This essay is part of our December cover story, How the Last 6 Decades Transformed Northern Virginia.
My Northern Virginia story started with a move from Florida in 1976 when my dad’s job brought him to Arlington. I was 15 and hadn’t traveled much. My only knowledge of Virginia was based on schoolbooks about Colonial history and the television show, The Waltons.
As soon as Daddy pulled off on the Capital Beltway, I realized this place was not what I imagined. Instead of country roads and farms, I found tall glass office buildings, crazy traffic cloverleafs, and some awesome shopping malls. The biggest surprise, though, was our home in Reston. It was an ultra-modern townhome located near the elegant fountain, sculptures, and shops of Lake Anne Plaza.

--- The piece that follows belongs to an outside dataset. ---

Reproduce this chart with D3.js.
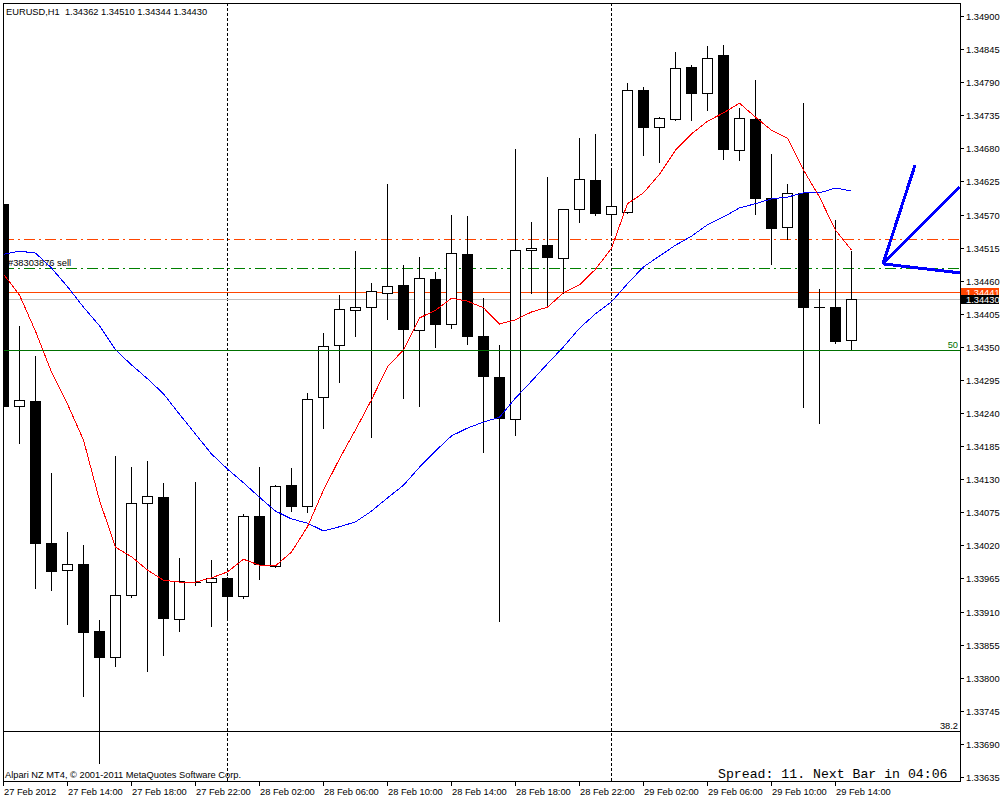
<!DOCTYPE html>
<html>
<head>
<meta charset="utf-8">
<script src="https://cdn.jsdelivr.net/npm/d3@7"></script>
<style>
  body { margin: 0; background: #fff; }
  text { font-family: "Liberation Sans", Arial, sans-serif; font-size: 9.3px; }
</style>
</head>
<body>
<div id="chart"></div>
<script>
// EURUSD H1 bars, first bar = 27 Feb 2012 10:00
const opens = [1.34588, 1.34252, 1.34260, 1.34024, 1.33979, 1.33989, 1.33877, 1.33834, 1.33937, 1.34090,
  1.34100, 1.33898, 1.33959, 1.33959, 1.33966, 1.33936, 1.34069, 1.33986, 1.34120, 1.34085,
  1.34267, 1.34353, 1.34411, 1.34416, 1.34440, 1.34453, 1.34378, 1.34463, 1.34388, 1.34504,
  1.34368, 1.34300, 1.34230, 1.34511, 1.34519, 1.34498, 1.34579, 1.34627, 1.34571, 1.34574,
  1.34777, 1.34715, 1.34729, 1.34815, 1.34772, 1.34835, 1.34677, 1.34729, 1.34597, 1.34549,
  1.34606, 1.34416, 1.34416, 1.34362];
const highs = [1.34607, 1.34385, 1.34335, 1.34140, 1.34042, 1.34021, 1.33896, 1.34169, 1.34150, 1.34160,
  1.34124, 1.33999, 1.34125, 1.33996, 1.33967, 1.34072, 1.34150, 1.34120, 1.34149, 1.34273,
  1.34373, 1.34436, 1.34509, 1.34456, 1.34621, 1.34486, 1.34499, 1.34474, 1.34569, 1.34568,
  1.34431, 1.34353, 1.34679, 1.34558, 1.34632, 1.34580, 1.34697, 1.34704, 1.34644, 1.34789,
  1.34782, 1.34732, 1.34840, 1.34819, 1.34850, 1.34852, 1.34747, 1.34794, 1.34671, 1.34621,
  1.34755, 1.34446, 1.34561, 1.34510];
const lows = [1.34170, 1.34190, 1.33949, 1.33946, 1.33889, 1.33770, 1.33658, 1.33820, 1.33934, 1.33811,
  1.33838, 1.33877, 1.33954, 1.33886, 1.33901, 1.33933, 1.33964, 1.33984, 1.34077, 1.34076,
  1.34215, 1.34292, 1.34368, 1.34200, 1.34396, 1.34265, 1.34252, 1.34350, 1.34381, 1.34355,
  1.34175, 1.33894, 1.34203, 1.34440, 1.34420, 1.34440, 1.34558, 1.34569, 1.34539, 1.34572,
  1.34669, 1.34657, 1.34727, 1.34727, 1.34744, 1.34662, 1.34661, 1.34571, 1.34488, 1.34529,
  1.34250, 1.34223, 1.34357, 1.34344];
const closes = [1.34250, 1.34262, 1.34022, 1.33976, 1.33989, 1.33874, 1.33833, 1.33937, 1.34090, 1.34102,
  1.33898, 1.33961, 1.33957, 1.33966, 1.33934, 1.34069, 1.33987, 1.34119, 1.34084, 1.34263,
  1.34351, 1.34413, 1.34416, 1.34443, 1.34451, 1.34378, 1.34464, 1.34386, 1.34506, 1.34366,
  1.34300, 1.34230, 1.34511, 1.34514, 1.34498, 1.34579, 1.34629, 1.34571, 1.34584, 1.34777,
  1.34714, 1.34730, 1.34814, 1.34770, 1.34830, 1.34677, 1.34730, 1.34596, 1.34546, 1.34606,
  1.34415, 1.34414, 1.34358, 1.34430];

// moving averages (red = fast, blue = slow)
const maFast = [1.34471, 1.34436, 1.34376, 1.34308, 1.34255, 1.34195, 1.34095, 1.34017, 1.34001, 1.33979,
  1.33962, 1.33959, 1.33959, 1.33966, 1.33976, 1.33997, 1.33987, 1.33986, 1.34009, 1.34051,
  1.34112, 1.34164, 1.34212, 1.34262, 1.34317, 1.34345, 1.34398, 1.34411, 1.34431, 1.34426,
  1.34415, 1.34388, 1.34395, 1.34408, 1.34416, 1.34440, 1.34453, 1.34479, 1.34514, 1.34588,
  1.34606, 1.34637, 1.34677, 1.34704, 1.34725, 1.34739, 1.34755, 1.34732, 1.34710, 1.34697,
  1.34644, 1.34599, 1.34544, 1.34511];
const maSlow = [1.34504, 1.34509, 1.34506, 1.34481, 1.34450, 1.34416, 1.34385, 1.34345, 1.34320, 1.34297,
  1.34272, 1.34238, 1.34205, 1.34172, 1.34147, 1.34124, 1.34100, 1.34077, 1.34064, 1.34057,
  1.34044, 1.34051, 1.34059, 1.34077, 1.34099, 1.34120, 1.34150, 1.34177, 1.34202, 1.34215,
  1.34225, 1.34233, 1.34265, 1.34293, 1.34322, 1.34350, 1.34381, 1.34405, 1.34425, 1.34455,
  1.34483, 1.34501, 1.34519, 1.34534, 1.34553, 1.34566, 1.34581, 1.34588, 1.34596, 1.34599,
  1.34606, 1.34606, 1.34614, 1.34609];

// axis labels
const timeLabels = ["27 Feb 2012", "27 Feb 14:00", "27 Feb 18:00", "27 Feb 22:00", "28 Feb 02:00",
  "28 Feb 06:00", "28 Feb 10:00", "28 Feb 14:00", "28 Feb 18:00", "28 Feb 22:00",
  "29 Feb 02:00", "29 Feb 06:00", "29 Feb 10:00", "29 Feb 14:00"];
const priceTicks = [1.34900, 1.34845, 1.34790, 1.34735, 1.34680, 1.34625, 1.34570, 1.34515,
  1.34460, 1.34405, 1.34350, 1.34295, 1.34240, 1.34185, 1.34130, 1.34075, 1.34020, 1.33965,
  1.33910, 1.33855, 1.33800, 1.33745, 1.33690, 1.33635];

// day separators (bar index of 00:00)
const daySeparators = [14, 38];

// order lines and fibo levels
const stopLevel = 1.34529;
const takeLevel = 1.34481;
const orderPrice = 1.34441;
const bidPrice = 1.34430;
const fiboLevels = [1.34345, 1.33711];
const fiboNames = ["50", "38.2"];

// hand drawn fan (bar index, price)
const fanStart = [55, 1.34488];
const fanEnds = [[57, 1.34652], [59.8, 1.34616], [59.8, 1.34473]];

const width = 1000, height = 800;
const plot = { left: 3, top: 3, right: 960, bottom: 781 };

const svg = d3.select("#chart")
    .append("svg")
    .attr("width", width)
    .attr("height", height)
    .style("display", "block");

svg.append("rect").attr("width", width).attr("height", height).attr("fill", "#fff");

// 16px per bar, bar 0 sits on the left border
const xScale = d3.scaleLinear()
    .domain([0, (plot.right - plot.left) / 16])
    .range([plot.left, plot.right]);

const yScale = d3.scaleLinear()
    .domain([1.33635, 1.34900])
    .range([777, 16]);

const py = v => Math.round(yScale(v));
const px = i => Math.round(xScale(i));

svg.append("clipPath").attr("id", "clip")
  .append("rect")
    .attr("x", plot.left).attr("y", plot.top)
    .attr("width", plot.right - plot.left).attr("height", plot.bottom - plot.top);

const g = svg.append("g").attr("clip-path", "url(#clip)");

// day separators
g.selectAll(".sep")
  .data(daySeparators)
  .join("line")
    .attr("x1", d => px(d) + 0.5).attr("x2", d => px(d) + 0.5)
    .attr("y1", plot.top).attr("y2", plot.bottom)
    .attr("stroke", "#000")
    .attr("stroke-dasharray", "3,2")
    .attr("shape-rendering", "crispEdges");

// order lines
const hline = (v, color, dash) => g.append("line")
    .attr("x1", plot.left).attr("x2", plot.right)
    .attr("y1", py(v) + 0.5).attr("y2", py(v) + 0.5)
    .attr("stroke", color)
    .attr("stroke-dasharray", dash)
    .attr("shape-rendering", "crispEdges");

hline(stopLevel, "#ff4500", "11,4,2,4");
hline(takeLevel, "#008000", "11,4,2,4");
hline(orderPrice, "#ff4500", null);
hline(bidPrice, "#c0c0c0", null);

g.append("text")
    .attr("x", 8).attr("y", py(takeLevel) - 2)
    .attr("fill", "#000")
    .text("#38303876 sell");

// candles
const idx = d3.range(opens.length);

g.selectAll(".wick")
  .data(idx)
  .join("line")
    .attr("x1", i => px(i) + 0.5).attr("x2", i => px(i) + 0.5)
    .attr("y1", i => py(highs[i])).attr("y2", i => py(lows[i]) + 1)
    .attr("stroke", "#000")
    .attr("shape-rendering", "crispEdges");

g.selectAll(".bear")
  .data(idx.filter(i => closes[i] < opens[i]))
  .join("rect")
    .attr("x", i => px(i) - 5)
    .attr("y", i => py(opens[i]))
    .attr("width", 11)
    .attr("height", i => Math.max(1, py(closes[i]) - py(opens[i])))
    .attr("fill", "#000")
    .attr("shape-rendering", "crispEdges");

g.selectAll(".bull")
  .data(idx.filter(i => closes[i] >= opens[i]))
  .join("rect")
    .attr("x", i => px(i) - 4.5)
    .attr("y", i => py(closes[i]) + 0.5)
    .attr("width", 10)
    .attr("height", i => Math.max(1, py(opens[i]) - py(closes[i])))
    .attr("fill", "#fff")
    .attr("stroke", "#000")
    .attr("shape-rendering", "crispEdges");

// moving averages
const maLine = d3.line()
    .x((d, i) => xScale(i) + 0.5)
    .y(d => yScale(d));

g.append("path").datum(maSlow)
    .attr("d", maLine)
    .attr("fill", "none").attr("stroke", "#0000ff")
    .attr("shape-rendering", "crispEdges");

g.append("path").datum(maFast)
    .attr("d", maLine)
    .attr("fill", "none").attr("stroke", "#ff0000")
    .attr("shape-rendering", "crispEdges");

// fibo levels
fiboLevels.forEach((v, k) => {
  const color = k === 0 ? "#007000" : "#000";
  hline(v, color, null);
  g.append("text")
      .attr("x", plot.right - 2).attr("y", py(v) - 2)
      .attr("text-anchor", "end")
      .attr("fill", color)
      .text(fiboNames[k]);
});

// fan
g.selectAll(".fan")
  .data(fanEnds)
  .join("line")
    .attr("x1", xScale(fanStart[0])).attr("y1", yScale(fanStart[1]))
    .attr("x2", d => xScale(d[0])).attr("y2", d => yScale(d[1]))
    .attr("stroke", "#0000ff")
    .attr("stroke-width", 3)
    .attr("shape-rendering", "crispEdges");

// frame
svg.append("rect")
    .attr("x", plot.left + 0.5).attr("y", plot.top + 0.5)
    .attr("width", plot.right - plot.left).attr("height", plot.bottom - plot.top)
    .attr("fill", "none").attr("stroke", "#000")
    .attr("shape-rendering", "crispEdges");

// price axis
const yAxis = svg.append("g");
yAxis.selectAll("line")
  .data(priceTicks)
  .join("line")
    .attr("x1", plot.right).attr("x2", plot.right + 4)
    .attr("y1", d => py(d) + 0.5).attr("y2", d => py(d) + 0.5)
    .attr("stroke", "#000")
    .attr("shape-rendering", "crispEdges");
yAxis.selectAll("text")
  .data(priceTicks)
  .join("text")
    .attr("x", 966).attr("y", d => py(d) + 3.5)
    .text(d => d.toFixed(5));

// price labels for order and bid
[[orderPrice, "#ff4500"], [bidPrice, "#000"]].forEach(([v, color]) => {
  svg.append("rect")
      .attr("x", 961).attr("y", py(v) - 4)
      .attr("width", 38).attr("height", 9)
      .attr("fill", color);
  svg.append("text")
      .attr("x", 966).attr("y", py(v) + 3.5)
      .attr("fill", "#fff")
      .text(v.toFixed(5));
});

// time axis
const xTicks = timeLabels.map((d, k) => k * 4);
svg.selectAll(".xt")
  .data(xTicks)
  .join("line")
    .attr("x1", d => px(d) + 0.5).attr("x2", d => px(d) + 0.5)
    .attr("y1", plot.bottom).attr("y2", plot.bottom + 5)
    .attr("stroke", "#000")
    .attr("shape-rendering", "crispEdges");
svg.selectAll(".xl")
  .data(xTicks)
  .join("text")
    .attr("x", d => px(d) + 1).attr("y", 795)
    .text((d, k) => timeLabels[k]);

// texts
svg.append("text").attr("x", 6).attr("y", 15)
    .text("EURUSD,H1  1.34362 1.34510 1.34344 1.34430")
    .style("white-space", "pre");
svg.append("text").attr("x", 5).attr("y", 778)
    .text("Alpari NZ MT4, © 2001-2011 MetaQuotes Software Corp.");
svg.append("text").attr("x", 718).attr("y", 777.5)
    .style("font-family", "'Liberation Mono', 'Courier New', monospace")
    .style("font-size", "13.2px")
    .style("white-space", "pre")
    .text("Spread: 11. Next Bar in 04:06");
</script>
</body>
</html>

Herndon High School was somewhat rural then and had its own surprises, like a smoking lounge and a rifle club. I signed up for horticulture and joined Future Farmers of America. When it came time to learn to drive, my instructor taught us on the always empty Dulles Access Road (there wasn’t a toll road yet), where we could practice changing lanes without fear of hitting other cars.

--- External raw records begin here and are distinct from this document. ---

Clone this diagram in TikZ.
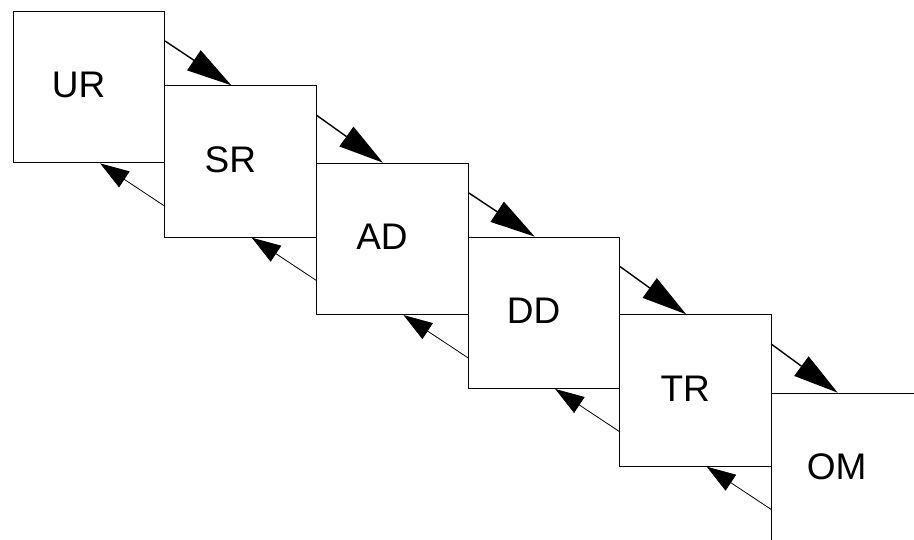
\documentclass[tikz,border=0pt]{standalone}
\usepackage{fontspec}
\setmainfont{Liberation Sans}
\usetikzlibrary{calc,arrows.meta}
\begin{document}
\begin{tikzpicture}[x=1pt,y=-1pt,
  box/.style={draw=black,line width=0.9pt,minimum width=151.5pt,minimum height=151.5pt,inner sep=0pt,anchor=north west},
  lbl/.style={font=\fontsize{37}{40}\selectfont},
  fwd/.style={line width=1.4pt,-{Triangle[length=45pt,width=24pt]}},
  bwd/.style={line width=0.8pt,-{Triangle[length=29pt,width=19pt]}}]
\useasboundingbox (0,0) rectangle (914,540);
\clip (0,0) rectangle (914,540);
\node[box] (UR) at (12.7,11) {};
\node[box] (SR) at (164.3,85.3) {};
\node[box] (AD) at (316,162.7) {};
\node[box] (DD) at (467.7,236.6) {};
\node[box] (TR) at (619.2,314.3) {};
\node[box] (OM) at (770.7,392.7) {};
\foreach \b/\t in {UR/UR,SR/SR,AD/AD,DD/DD,TR/TR,OM/OM}
  \node[lbl] (\b-l) at ($(\b.north west)+(66,74)$) {\t};
\foreach \a/\b in {UR/SR,SR/AD,AD/DD,DD/TR,TR/OM}{
  \draw[fwd] ($(\a.north east)+(0,30)$) -- ($(\b.north west)+(67,0)$);
  \draw[bwd] ($(\a.south east)+(0,43)$) -- ($(\a.south west)+(87.5,0)$);
}
\end{tikzpicture}
\end{document}
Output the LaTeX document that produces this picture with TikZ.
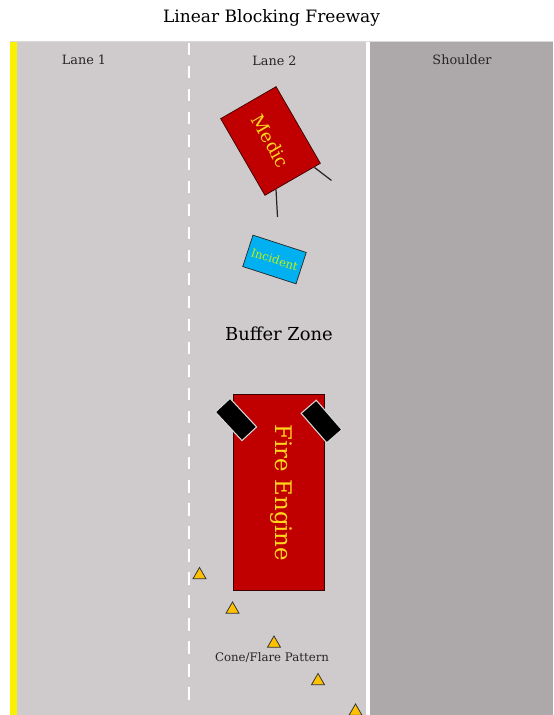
\documentclass[tikz,border=0pt]{standalone}
\usepackage{fontspec}
\setmainfont{DejaVu Serif}
\usetikzlibrary{shapes.geometric, positioning}
\definecolor{cRoad}{RGB}{207,203,204}
\definecolor{cShoulder}{RGB}{173,168,169}
\definecolor{cEdge}{RGB}{250,240,0}
\definecolor{cEngine}{RGB}{192,0,0}
\definecolor{cText}{RGB}{255,214,30}
\definecolor{cIncident}{RGB}{0,176,240}
\definecolor{cCone}{RGB}{255,192,0}
\tikzset{
	rig/.style      ={rectangle, draw=black!70!cEngine, fill=cEngine, text=cText, inner sep=0pt, align=center},
	doorblk/.style  ={rectangle, draw=white!85!black, fill=black, line width=0.6pt, minimum width=0.78cm, minimum height=0.4cm},
	conetri/.style  ={regular polygon, regular polygon sides=3, draw=black!80, fill=cCone, line width=0.45pt, minimum size=0.3cm, inner sep=0pt},
	lbl/.style      ={font=\fontsize{7.3}{8}\selectfont, text=black!85},
	mirror/.style   ={line width=0.7pt, black!85},
}
\begin{document}
\begin{tikzpicture}
	\useasboundingbox (0,0) rectangle (11.06,14.3);
	% road surface
	\fill[cRoad] (0.2,0) rectangle (7.34,13.46);
	\fill[cShoulder] (7.4,0) rectangle (11.06,13.46);
	\fill[white] (7.32,0) rectangle (7.4,13.46);
	\fill[cEdge] (0.2,0) rectangle (0.34,13.46);
	\draw[black!15, line width=0.4pt] (0.2,13.47) -- (11.06,13.47);
	\draw[white, line width=0.75pt, dash pattern=on 0.25cm off 0.21cm] (3.78,13.44) -- (3.78,0.2);
	% title and lanes
	\node[font=\fontsize{9.7}{11}\selectfont] (title) at (5.43,13.94) {Linear Blocking Freeway};
	\node[lbl] (lane1) at (1.68,13.1) {Lane 1};
	\node[lbl] (lane2) at (5.49,13.08) {Lane 2};
	\node[lbl] (shoulder) at (9.24,13.1) {Shoulder};
	% medic with mirrors
	\draw[mirror] (6.29,10.95) -- (6.63,10.69);
	\draw[mirror] (5.52,10.51) -- (5.55,9.96);
	\node[rig, minimum width=1.77cm, minimum height=1.28cm, rotate=-60, font=\fontsize{10.3}{11}\selectfont] (medic) at (5.41,11.48) {Medic};
	\node[rectangle, draw=black!85, fill=cIncident, text=cText!60!green!60!yellow, minimum width=1.12cm, minimum height=0.66cm, inner sep=0pt, rotate=-18, font=\fontsize{6.6}{7}\selectfont] (incident) at (5.49,9.11) {Incident};
	\node[font=\fontsize{10.2}{12}\selectfont] (buffer) at (5.58,7.62) {Buffer Zone};
	% engine
	\node[rig, minimum width=1.82cm, minimum height=3.92cm] (engine) at (5.57,4.46) {};
	\node[text=cText, rotate=-90, font=\fontsize{13}{14}\selectfont] (enginetxt) at (5.62,4.44) {Fire Engine};
	\node[doorblk, rotate=-47] (doorL) at (4.72,5.91) {};
	\node[doorblk, rotate=-49] (doorR) at (6.43,5.87) {};
	% cones
	\node[conetri] (cone1) at (3.99,2.8) {};
	\node[conetri] (cone2) at (4.65,2.11) {};
	\node[conetri] (cone3) at (5.48,1.43) {};
	\node[conetri] (cone4) at (6.36,0.68) {};
	\node[conetri] (cone5) at (7.11,0.07) {};
	\node[lbl, font=\fontsize{6.7}{7}\selectfont] (pattern) at (5.44,1.14) {Cone/Flare Pattern};
\end{tikzpicture}
\end{document}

Next came two years at Northern Virginia Community College. The Loudoun Campus in Sterling was located beside a farm. Cascades, CountrySide, and modern Ashburn didn’t exist. The only thing separating the school’s parking lot from grazing cows was a barbed-wire fence. On weekends, I sold movie tickets at Roth Theatres at Tysons Corner Center. I wanted to buy more embroidered Mexican blouses and Swedish wooden clogs at Georgetown Cotton.
Through Mary Washington College, I interned at WMAL Radio, fetching coffee for on-air personalities Frank Harden and Jackson Weaver. Navigating new toll roads, highway ramps, and Metro lines, I felt proud of officially becoming a NoVA commuter. A few years later, my boyfriend (now husband), a computer science major from New York, couldn’t wait to move here and join the Beltway Bandits during the digital revolution.
We raised four kids in Reston. We watched Reston Town Center get built and the skyline grow tall with big-name corporate offices and high-rise condominiums. As companies and people inched westward, so did we, moving to Loudoun County, the data center capital of the world. More changes and innovations are surely coming, in NoVA and in life, and I can’t wait to learn what’s next.